N.C.G.S. § 1A-1, Rule 19 (1999). “Necessary parties must be joined in an action. Proper parties may be joined.” Booker v. Everhart, 294 N.C. 146, 156, 240 S.E.2d 360, 365 (1978). A necessary party is one who “is so vitally interested in the controversy that a valid judgment cannot be rendered in the action completely and finally determining *439the controversy without his presence.” Strickland v. Hughes, 273 N.C. 481, 485, 160 S.E.2d 313, 316 (1968). A proper party is “ ‘a party who has an interest in the controversy or subject matter which is separable from the interest of the other parties before the court, so that it may, but will not necessarily, be affected by a decree or judgment which does complete justice between the other parties.’ ” Id. (quoting 67 C.J.S. Parties § 1 (1950)).

[2] In its opinion, the Court of Appeals relies on Sheets to support its reasoning that the other property owners in Elizabeth Heights were not necessary parties to the action because their interest was represented by the current parties. The court’s reliance on Sheets for that holding is in error. This Court, in Sheets, specifically stated, “If plaintiff desires to have this covenant invalidated and stricken from the deed of the original grantee, he must bring in the interested parties and give them a day in court.” Sheets, 221 N.C. at 432, 20 S.E.2d at 348 (emphasis added). In fact, this Court made no mention of “representation” in Sheets. Moreover, whether other property owners’ interests are represented by current parties is not relevant to a determination of whether joinder is required under Rule 19. The text of Rule 19 refers only to whether a “complete determination” of a claim can be made without a party’s presence. N.C.G.S. § 1A-1, Rule 19(b).
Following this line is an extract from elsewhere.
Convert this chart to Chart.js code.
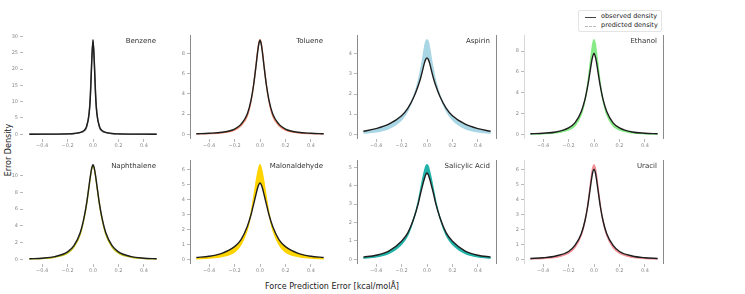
<!DOCTYPE html>
<html>
<head>
<meta charset="utf-8">
<script src="https://cdn.jsdelivr.net/npm/chart.js@4.4.1/dist/chart.umd.min.js"></script>
<style>
  body { margin: 0; background: #fff; font-family: "DejaVu Sans", sans-serif; }
  #wrap { position: relative; width: 745px; height: 294px; overflow: hidden; }
  canvas { position: absolute; }
  .ptitle { position: absolute; font-size: 7px; color: #333; white-space: nowrap; transform: translate(-100%, -50%); }
  .legend { position: absolute; left: 578px; top: 10px; width: 84px; height: 22px; border: 1px solid #e4e4e4; border-radius: 2px; background: #fff; box-sizing: border-box; font-size: 6.5px; color: #222; }
  .legend div { position: absolute; left: 22px; white-space: nowrap; }
  .legend span { position: absolute; left: 6px; width: 11px; }
</style>
</head>
<body>
<div id="wrap">
  <div class="legend">
    <span style="top:6px;border-top:1px solid #444"></span><div style="top:1px">observed density</div>
    <span style="top:15px;border-top:1px dashed #bbb"></span><div style="top:10px">predicted density</div>
  </div>
  <div style="position:absolute;left:8px;top:150px;transform:translate(-50%,-50%) rotate(-90deg);font-size:8px;color:#222;white-space:nowrap">Error Density</div>
  <div style="position:absolute;left:332px;top:286px;transform:translate(-50%,-50%);font-size:8px;color:#222;white-space:nowrap">Force Prediction Error [kcal/molÅ]</div>
</div>
<script>
// x grid of the density curves
const xs = [-0.5, -0.4, -0.3, -0.2, -0.15, -0.1, -0.07, -0.05, -0.03, -0.02, -0.01, 0, 0.01, 0.02, 0.03, 0.05, 0.07, 0.1, 0.15, 0.2, 0.3, 0.4, 0.5];
const xTicks = [-0.4, -0.2, 0.0, 0.2, 0.4];

const molecules = ["Benzene", "Toluene", "Aspirin", "Ethanol", "Naphthalene", "Malonaldehyde", "Salicylic Acid", "Uracil"];

const benzeneObs = [0.02, 0.03, 0.05, 0.12, 0.25, 0.6, 1.2, 2.5, 6.5, 12, 22, 29, 22, 12, 6.5, 2.5, 1.2, 0.6, 0.25, 0.12, 0.05, 0.03, 0.02];
const benzenePred = [0.01, 0.02, 0.04, 0.1, 0.2, 0.5, 1.0, 2.2, 6.8, 13, 23, 28.6, 23, 13, 6.8, 2.2, 1.0, 0.5, 0.2, 0.1, 0.04, 0.02, 0.01];
const tolueneObs = [0.05, 0.1, 0.2, 0.52, 0.98, 2.0, 3.4, 4.9, 6.9, 8.0, 8.9, 9.3, 8.9, 8.0, 6.9, 4.9, 3.4, 2.0, 0.98, 0.52, 0.2, 0.1, 0.05];
const toluenePred = [0.03, 0.06, 0.14, 0.42, 0.85, 1.8, 3.3, 4.9, 7.0, 8.1, 9.0, 9.35, 9.0, 8.1, 7.0, 4.9, 3.3, 1.8, 0.85, 0.42, 0.14, 0.06, 0.03];
const aspirinObs = [0.15, 0.28, 0.5, 0.92, 1.3, 1.9, 2.4, 2.8, 3.3, 3.55, 3.72, 3.8, 3.72, 3.55, 3.3, 2.8, 2.4, 1.9, 1.3, 0.92, 0.5, 0.28, 0.15];
const aspirinPred = [0.06, 0.12, 0.28, 0.72, 1.18, 1.95, 2.6, 3.2, 3.9, 4.3, 4.6, 4.7, 4.6, 4.3, 3.9, 3.2, 2.6, 1.95, 1.18, 0.72, 0.28, 0.12, 0.06];
const ethanolObs = [0.05, 0.1, 0.22, 0.62, 1.1, 2.2, 3.4, 4.6, 6.1, 6.9, 7.5, 7.8, 7.5, 6.9, 6.1, 4.6, 3.4, 2.2, 1.1, 0.62, 0.22, 0.1, 0.05];
const ethanolPred = [0.02, 0.05, 0.13, 0.42, 0.82, 1.9, 3.3, 4.8, 6.8, 7.8, 8.7, 9.1, 8.7, 7.8, 6.8, 4.8, 3.3, 1.9, 0.82, 0.42, 0.13, 0.05, 0.02];
const naphthaleneObs = [0.06, 0.13, 0.32, 0.88, 1.62, 3.2, 5.0, 6.7, 8.9, 10.0, 10.9, 11.3, 10.9, 10.0, 8.9, 6.7, 5.0, 3.2, 1.62, 0.88, 0.32, 0.13, 0.06];
const naphthalenePred = [0.04, 0.09, 0.24, 0.74, 1.45, 3.0, 4.9, 6.6, 8.8, 9.9, 10.8, 11.1, 10.8, 9.9, 8.8, 6.6, 4.9, 3.0, 1.45, 0.74, 0.24, 0.09, 0.04];
const malonaldehydeObs = [0.12, 0.2, 0.4, 0.85, 1.3, 2.2, 3.0, 3.7, 4.4, 4.75, 5.0, 5.12, 5.0, 4.75, 4.4, 3.7, 3.0, 2.2, 1.3, 0.85, 0.4, 0.2, 0.12];
const malonaldehydePred = [0.04, 0.08, 0.18, 0.5, 0.98, 2.0, 3.1, 4.1, 5.2, 5.7, 6.1, 6.34, 6.1, 5.7, 5.2, 4.1, 3.1, 2.0, 0.98, 0.5, 0.18, 0.08, 0.04];
const salicylicObs = [0.12, 0.22, 0.45, 0.98, 1.45, 2.3, 3.0, 3.6, 4.15, 4.4, 4.6, 4.7, 4.6, 4.4, 4.15, 3.6, 3.0, 2.3, 1.45, 0.98, 0.45, 0.22, 0.12];
const salicylicPred = [0.06, 0.13, 0.32, 0.82, 1.33, 2.3, 3.1, 3.8, 4.5, 4.8, 5.05, 5.15, 5.05, 4.8, 4.5, 3.8, 3.1, 2.3, 1.33, 0.82, 0.32, 0.13, 0.06];
const uracilObs = [0.05, 0.1, 0.22, 0.52, 0.92, 1.7, 2.6, 3.5, 4.7, 5.3, 5.8, 6.0, 5.8, 5.3, 4.7, 3.5, 2.6, 1.7, 0.92, 0.52, 0.22, 0.1, 0.05];
const uracilPred = [0.02, 0.05, 0.13, 0.4, 0.78, 1.6, 2.6, 3.6, 4.9, 5.6, 6.1, 6.3, 6.1, 5.6, 4.9, 3.6, 2.6, 1.6, 0.78, 0.4, 0.13, 0.05, 0.02];

const yTicks = [
    [0, 5, 10, 15, 20, 25, 30],
    [0, 2, 4, 6, 8],
    [0, 1, 2, 3, 4],
    [0, 2, 4, 6, 8],
    [0, 2, 4, 6, 8, 10],
    [0, 1, 2, 3, 4, 5, 6],
    [0, 1, 2, 3, 4, 5],
    [0, 1, 2, 3, 4, 5, 6]
];

const observed = [benzeneObs, tolueneObs, aspirinObs, ethanolObs, naphthaleneObs, malonaldehydeObs, salicylicObs, uracilObs];
const predicted = [benzenePred, toluenePred, aspirinPred, ethanolPred, naphthalenePred, malonaldehydePred, salicylicPred, uracilPred];

// styling per panel
const fillColors = ["#6a6a6a", "#f08a68", "#a9d6e5", "#86ea86", "#c4c41c", "#ffd400", "#22b2a8", "#f29098"];
const colLeft = [23, 190, 357, 524];
const rowTop = [35, 160];
const plotW = 140, plotH = 104, yAxisW = 22, xAxisH = 14, padTop = 6, padRight = 6;
const spines = [
    { left: false, right: false },
    { left: true, right: false },
    { left: true, right: true },
    { left: true, right: true, faint: true }
];

const spinePlugin = {
    id: 'spines',
    afterDraw(chart, args, opts) {
        const { ctx, chartArea } = chart;
        ctx.save();
        ctx.lineWidth = 1;
        if (opts.left) {
            ctx.strokeStyle = opts.faint ? '#d8d8d8' : '#8a8a8a';
            ctx.beginPath();
            ctx.moveTo(Math.round(chartArea.left) + 0.5, chartArea.top);
            ctx.lineTo(Math.round(chartArea.left) + 0.5, chartArea.bottom);
            ctx.stroke();
        }
        if (opts.right) {
            ctx.strokeStyle = '#8a8a8a';
            ctx.beginPath();
            ctx.moveTo(Math.round(chartArea.right) - 0.5, chartArea.top);
            ctx.lineTo(Math.round(chartArea.right) - 0.5, chartArea.bottom);
            ctx.stroke();
        }
        ctx.restore();
    }
};

const wrap = document.getElementById('wrap');

molecules.forEach((name, i) => {
    const col = i % 4, row = Math.floor(i / 4);
    const L = colLeft[col], T = rowTop[row];

    const canvas = document.createElement('canvas');
    canvas.width = yAxisW + plotW + padRight;
    canvas.height = padTop + plotH + xAxisH;
    canvas.style.left = (L - yAxisW) + 'px';
    canvas.style.top = (T - padTop) + 'px';
    wrap.appendChild(canvas);

    const title = document.createElement('div');
    title.className = 'ptitle';
    title.textContent = name;
    title.style.left = (L + plotW - 7) + 'px';
    title.style.top = (T + 6) + 'px';
    wrap.appendChild(title);

    const obs = observed[i], pred = predicted[i];
    const peak = Math.max(...obs, ...pred);

    new Chart(canvas.getContext('2d'), {
        type: 'line',
        data: {
            datasets: [{
                data: xs.map((x, k) => ({ x: x, y: obs[k] })),
                borderColor: '#1e1e1e',
                borderWidth: 1.4,
                pointRadius: 0,
                cubicInterpolationMode: 'monotone',
                fill: false
            }, {
                data: xs.map((x, k) => ({ x: x, y: pred[k] })),
                borderColor: fillColors[i],
                backgroundColor: fillColors[i],
                borderWidth: 1.4,
                pointRadius: 0,
                cubicInterpolationMode: 'monotone',
                fill: '-1'
            }]
        },
        options: {
            responsive: false,
            animation: false,
            events: [],
            layout: { padding: { left: 0, top: padTop, right: padRight, bottom: 0 } },
            plugins: {
                legend: { display: false },
                tooltip: { enabled: false },
                spines: spines[col]
            },
            scales: {
                x: {
                    type: 'linear',
                    min: -0.55,
                    max: 0.55,
                    afterBuildTicks: (axis) => { axis.ticks = xTicks.map(v => ({ value: v })); },
                    afterFit: (axis) => { axis.height = xAxisH; },
                    grid: { display: true, drawOnChartArea: false, drawTicks: true, tickLength: 3, color: '#b8b8b8' },
                    border: { display: false },
                    ticks: {
                        font: { size: 5, family: 'DejaVu Sans' },
                        color: '#888',
                        padding: 1,
                        maxRotation: 0,
                        callback: (v) => v.toFixed(1).replace('-', '\u2212')
                    }
                },
                y: {
                    type: 'linear',
                    min: -0.05 * peak,
                    max: 1.05 * peak,
                    afterBuildTicks: (axis) => { axis.ticks = yTicks[i].map(v => ({ value: v })); },
                    afterFit: (axis) => { axis.width = yAxisW; },
                    grid: { display: true, drawOnChartArea: false, drawTicks: true, tickLength: 3, color: '#b8b8b8' },
                    border: { display: false },
                    ticks: {
                        font: { size: 5, family: 'DejaVu Sans' },
                        color: '#888',
                        padding: 2,
                        callback: (v) => String(v)
                    }
                }
            }
        },
        plugins: [spinePlugin]
    });
});
</script>
</body>
</html>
[3] Defendants claim the nonparty property owners are not required to be joined because they are “proper” rather than “necessary” parties. They cite Hawthorne, 300 N.C. 660, 268 S.E.2d 494, as approving that assertion. This reliance is misplaced. In Hawthorne, this Court addressed the issue of the continued validity of a residential-use restrictive covenant after the defendants alleged a change of circumstances. The trial court found that a change of circumstances had occurred and voided the restrictive covenant, but the Court of Appeals reversed that decision. Id. at 664, 268 S.E.2d at 497. This Court affirmed the decision of the Court of Appeals. Id. at 669, 268 S.E.2d at 500. All of the property owners subject to the residential restrictive covenant were not made parties in Hawthorne. However, that issue was neither addressed by this Court nor raised by the parties. As such, Hawthorne is not persuasive in our determination of whether the additional property owners are necessary parties.
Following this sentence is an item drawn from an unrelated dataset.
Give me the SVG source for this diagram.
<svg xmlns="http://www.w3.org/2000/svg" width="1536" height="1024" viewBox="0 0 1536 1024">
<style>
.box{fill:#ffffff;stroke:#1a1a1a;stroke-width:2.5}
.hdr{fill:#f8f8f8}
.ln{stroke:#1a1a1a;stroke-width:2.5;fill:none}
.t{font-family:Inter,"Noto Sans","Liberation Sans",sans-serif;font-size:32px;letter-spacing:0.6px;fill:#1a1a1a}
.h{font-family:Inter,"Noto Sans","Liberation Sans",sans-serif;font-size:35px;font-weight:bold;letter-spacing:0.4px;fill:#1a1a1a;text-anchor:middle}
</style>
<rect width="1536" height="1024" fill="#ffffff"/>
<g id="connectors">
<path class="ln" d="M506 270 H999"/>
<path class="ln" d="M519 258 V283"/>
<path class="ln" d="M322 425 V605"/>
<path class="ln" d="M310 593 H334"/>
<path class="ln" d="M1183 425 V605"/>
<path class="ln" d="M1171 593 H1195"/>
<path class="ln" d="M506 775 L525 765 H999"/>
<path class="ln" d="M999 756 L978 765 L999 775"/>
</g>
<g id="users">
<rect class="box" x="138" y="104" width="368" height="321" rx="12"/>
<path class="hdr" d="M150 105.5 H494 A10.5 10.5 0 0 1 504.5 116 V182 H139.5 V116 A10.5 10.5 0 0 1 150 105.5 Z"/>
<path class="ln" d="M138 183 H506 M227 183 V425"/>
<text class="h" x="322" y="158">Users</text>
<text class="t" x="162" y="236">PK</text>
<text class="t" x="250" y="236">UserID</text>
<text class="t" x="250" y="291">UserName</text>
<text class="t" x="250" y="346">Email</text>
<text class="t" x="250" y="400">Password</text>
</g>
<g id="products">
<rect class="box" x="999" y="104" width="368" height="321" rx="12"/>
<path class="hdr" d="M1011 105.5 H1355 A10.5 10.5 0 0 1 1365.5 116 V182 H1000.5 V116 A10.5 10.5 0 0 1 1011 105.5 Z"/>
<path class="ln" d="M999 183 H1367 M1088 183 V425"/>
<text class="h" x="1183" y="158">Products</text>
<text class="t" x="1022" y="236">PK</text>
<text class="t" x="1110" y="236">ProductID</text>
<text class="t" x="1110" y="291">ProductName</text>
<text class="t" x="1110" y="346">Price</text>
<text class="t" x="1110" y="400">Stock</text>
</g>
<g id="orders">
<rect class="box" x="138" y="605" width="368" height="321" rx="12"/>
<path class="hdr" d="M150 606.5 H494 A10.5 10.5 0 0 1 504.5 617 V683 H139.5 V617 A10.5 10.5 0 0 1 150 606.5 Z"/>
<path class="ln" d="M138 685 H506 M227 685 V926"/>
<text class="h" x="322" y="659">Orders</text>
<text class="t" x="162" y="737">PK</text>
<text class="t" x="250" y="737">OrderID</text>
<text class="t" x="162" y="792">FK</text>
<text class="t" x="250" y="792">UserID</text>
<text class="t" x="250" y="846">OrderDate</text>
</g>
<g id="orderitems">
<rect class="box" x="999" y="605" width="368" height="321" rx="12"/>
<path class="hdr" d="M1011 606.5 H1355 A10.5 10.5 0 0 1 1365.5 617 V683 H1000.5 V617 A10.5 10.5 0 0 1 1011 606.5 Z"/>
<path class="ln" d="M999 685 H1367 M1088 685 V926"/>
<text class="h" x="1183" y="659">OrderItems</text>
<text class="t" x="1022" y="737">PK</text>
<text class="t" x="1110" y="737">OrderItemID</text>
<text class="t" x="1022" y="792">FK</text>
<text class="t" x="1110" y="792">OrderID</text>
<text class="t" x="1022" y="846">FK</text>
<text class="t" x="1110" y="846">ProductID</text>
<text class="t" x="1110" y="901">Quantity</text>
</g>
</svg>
In the instant case, each property owner within Elizabeth Heights has the right to enforce the residential restriction against any other property owner seeking to violate that covenant. This right has a “distinct worth.” Tull, 255 N.C. at 41, 120 S.E.2d at 829. By operation of *440law, if the residential restrictive covenant is abrogated as to the lots owned by defendants, each property owner within the subdivision would lose the right to enforce that same restriction. Id. at 41, 120 S.E.2d at 829-30. Unless those parties are joined, they will not have been afforded their “day in court.” Sheets, 221 N.C. at 432, 20 S.E.2d at 348. An adjudication that extinguishes property rights without giving the property owner an opportunity to be heard cannot yield a “valid judgment.” See Strickland, 273 N.C. at 485, 160 S.E.2d at 316; see also N.C.G.S. § 1A-1, Rule 19. For this reason, we conclude the nonparty property owners of Elizabeth Heights are necessary parties to this action because the voiding of the residential-use restrictive covenant would extinguish their property rights.

Based on the foregoing, the decision of the Court of Appeals affirming the trial court’s denial of plaintiffs’ motion to require joinder is reversed. This case is remanded to the Court of Appeals for further remand to the trial court for further proceedings consistent with this opinion.